Associazione omosessuali: continueremo la lotta. «Andremo avanti, sia nelle aule giudiziarie che nella società perchè sia riconosciuta la piena parità delle persone omosessuali di fronte al diritto al matrimonio civile» sostiene il Comitato nazionale Sì, lo voglio di cui fanno parte Imma Battaglia (Dgaiproject), Enzo Cucco (Associazione radicale Certi diritti), Maurizio Cecconi (Rete Laica Bologna),Paolo Patanè (Arcigay), Francesca Polo (Arcilesbica). In attesa di leggere le motivazioni del pronunciamento della Corte costituzionale, il Comitato «nel rispetto dovuto alla Corte, ritiene un grande risultato che si sia riusciti ad arrivare ad una prima discussione presso la Corte, e ringrazia di cuore tutte le coppie italiane che hanno partecipato ad Affermazione civile (l'azione di singole coppie che ha reso possibili i ricorsi e i pronunciamenti dei Tribunali) e l'intero Collegio di Avvocati che hanno sostenuto le nostre ragioni presso la Corte». «Insieme a loro - conclude il Comitato - decideremo, dopo la lettura della sentenza, le ulteriori iniziative da costruire. Ma da subito possiamo annunciare che andremo avanti, nelle aule di Tribunale e nella società, per riaffermare il diritto alla piena uguaglianza delle persone omosessuali anche di fronte all'istituto del matrimonio».

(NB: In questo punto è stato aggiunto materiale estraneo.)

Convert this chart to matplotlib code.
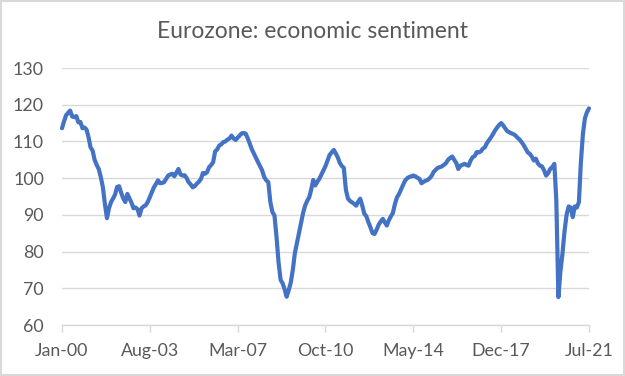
# Eurozone economic sentiment chart

import numpy as np
import pandas as pd
import matplotlib
matplotlib.use('Agg')
import matplotlib.pyplot as plt
import matplotlib.dates as mdates
from matplotlib.patches import Rectangle

plt.rcParams['font.family'] = ['Lato', 'DejaVu Sans']

# monthly index values, Jan-00 .. Jul-21
esi_2000 = [113.6, 115.5, 117.1, 117.8, 118.4, 116.8, 116.6, 116.9, 115.2, 115.3, 113.6, 113.8]
esi_2001 = [113.2, 111.0, 108.4, 107.5, 105.0, 103.6, 102.5, 100.3, 97.5, 93.0, 89.1, 91.8]
esi_2002 = [93.5, 94.5, 95.5, 97.6, 97.8, 96.0, 94.5, 93.5, 95.7, 94.5, 93.3, 91.8]
esi_2003 = [92.0, 91.5, 89.8, 91.8, 92.3, 92.6, 93.5, 94.8, 96.2, 97.5, 98.4, 99.4]
esi_2004 = [98.6, 98.7, 98.9, 99.8, 100.7, 101.0, 101.2, 100.5, 101.5, 102.5, 101.0, 100.7]
esi_2005 = [100.8, 100.0, 98.9, 98.3, 97.5, 97.8, 98.5, 99.0, 99.8, 101.4, 101.2, 101.6]
esi_2006 = [103.0, 103.6, 104.3, 107.3, 107.8, 108.9, 109.2, 109.8, 110.0, 110.5, 110.8, 111.6]
esi_2007 = [110.8, 110.4, 111.0, 111.6, 112.2, 112.3, 112.1, 110.8, 109.3, 107.8, 106.6, 105.5]
esi_2008 = [104.3, 103.2, 102.1, 100.3, 99.4, 98.9, 93.5, 90.8, 89.8, 84.0, 77.0, 72.3]
esi_2009 = [71.3, 69.6, 67.7, 69.5, 71.5, 75.0, 79.5, 82.3, 85.0, 87.8, 90.5, 92.5]
esi_2010 = [93.8, 94.8, 96.8, 99.5, 98.0, 99.0, 99.8, 101.0, 102.2, 103.3, 104.8, 106.3]
esi_2011 = [107.0, 107.7, 106.8, 105.7, 104.2, 103.3, 102.8, 96.8, 94.4, 93.8, 93.4, 93.0]
esi_2012 = [92.5, 93.6, 94.4, 92.5, 90.3, 89.6, 88.0, 86.6, 85.0, 84.8, 86.0, 87.3]
esi_2013 = [88.2, 88.9, 88.0, 87.1, 88.5, 89.6, 90.5, 93.0, 94.8, 95.7, 97.0, 98.2]
esi_2014 = [99.4, 100.0, 100.3, 100.5, 100.7, 100.5, 100.1, 99.8, 98.6, 99.0, 99.3, 99.5]
esi_2015 = [100.0, 100.7, 101.7, 102.3, 102.8, 103.0, 103.2, 103.6, 104.1, 105.0, 105.5, 105.9]
esi_2016 = [105.0, 104.1, 102.5, 103.4, 103.6, 103.9, 103.6, 103.4, 104.8, 105.7, 106.0, 107.1]
esi_2017 = [107.0, 107.3, 108.0, 108.4, 109.5, 110.3, 111.1, 112.0, 113.0, 113.8, 114.5, 115.0]
esi_2018 = [114.3, 113.5, 112.8, 112.5, 112.2, 112.0, 111.6, 111.0, 110.5, 109.8, 109.0, 108.0]
esi_2019 = [107.0, 106.6, 105.9, 104.8, 105.3, 104.0, 103.4, 103.2, 102.1, 100.7, 101.4, 102.5]
esi_2020 = [103.0, 103.9, 94.0, 67.6, 74.5, 79.5, 85.5, 90.0, 92.3, 92.0, 89.4, 92.3]
esi_2021 = [92.0, 93.5, 104.0, 112.0, 116.3, 118.0, 119.0]

esi = (esi_2000 + esi_2001 + esi_2002 + esi_2003 + esi_2004 + esi_2005 + esi_2006
       + esi_2007 + esi_2008 + esi_2009 + esi_2010 + esi_2011 + esi_2012 + esi_2013
       + esi_2014 + esi_2015 + esi_2016 + esi_2017 + esi_2018 + esi_2019 + esi_2020
       + esi_2021)
dates = pd.date_range('2000-01-01', periods=len(esi), freq='MS')

tick_dates = pd.to_datetime(['2000-01-01', '2003-08-01', '2007-03-01', '2010-10-01',
                             '2014-05-01', '2017-12-01', '2021-07-01'])
y_ticks = [60, 70, 80, 90, 100, 110, 120, 130]

grey_text = '#595959'
grid_col = '#d9d9d9'

fig = plt.figure(figsize=(6.25, 3.76), dpi=100)
ax = fig.add_axes([62/625, 1 - 325/376, (589 - 62)/625, (325 - 68)/376])

ax.plot(dates, esi, color='#4472C4', linewidth=3.0, solid_capstyle='round',
        solid_joinstyle='round', clip_on=False, zorder=3)

ax.set_ylim(60, 130)
ax.set_xlim(dates[0], dates[-1])
ax.set_yticks(y_ticks)
ax.set_xticks(tick_dates)
ax.xaxis.set_major_formatter(mdates.DateFormatter('%b-%y'))

ax.grid(axis='y', color=grid_col, linewidth=1.0)
ax.set_axisbelow(True)
for s in ['top', 'right', 'left']:
    ax.spines[s].set_visible(False)
ax.spines['bottom'].set_color(grid_col)
ax.spines['bottom'].set_linewidth(1.0)

ax.tick_params(axis='y', length=0, pad=13, labelsize=12.8, labelcolor=grey_text)
ax.tick_params(axis='x', length=5, width=1.0, color=grid_col, pad=8,
               labelsize=12.8, labelcolor=grey_text)

fig.text(0.5, 1 - 31/376, 'Eurozone: economic sentiment', ha='center', va='center',
         fontsize=16.5, color=grey_text)

# chart border
fig.patches.append(Rectangle((0.002, 0.003), 0.996, 0.994, transform=fig.transFigure,
                             fill=False, edgecolor='#d9d9d9', linewidth=1.5))

fig.savefig('out.png', dpi=100)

Udc: da consulta giudizio chiaro. «La Consulta ha ribadito che il diritto alla famiglia implica doveri tra genitori eterosessuali. Ogni altra pretesa è stata giudicata correttamente dalla Consulta come assolutamente priva di ogni fondamento. Un giudizio chiaro che condividiamo e del quale prendiamo atto con soddisfazione» afferma il deputato dell'Udc Luca Volontè.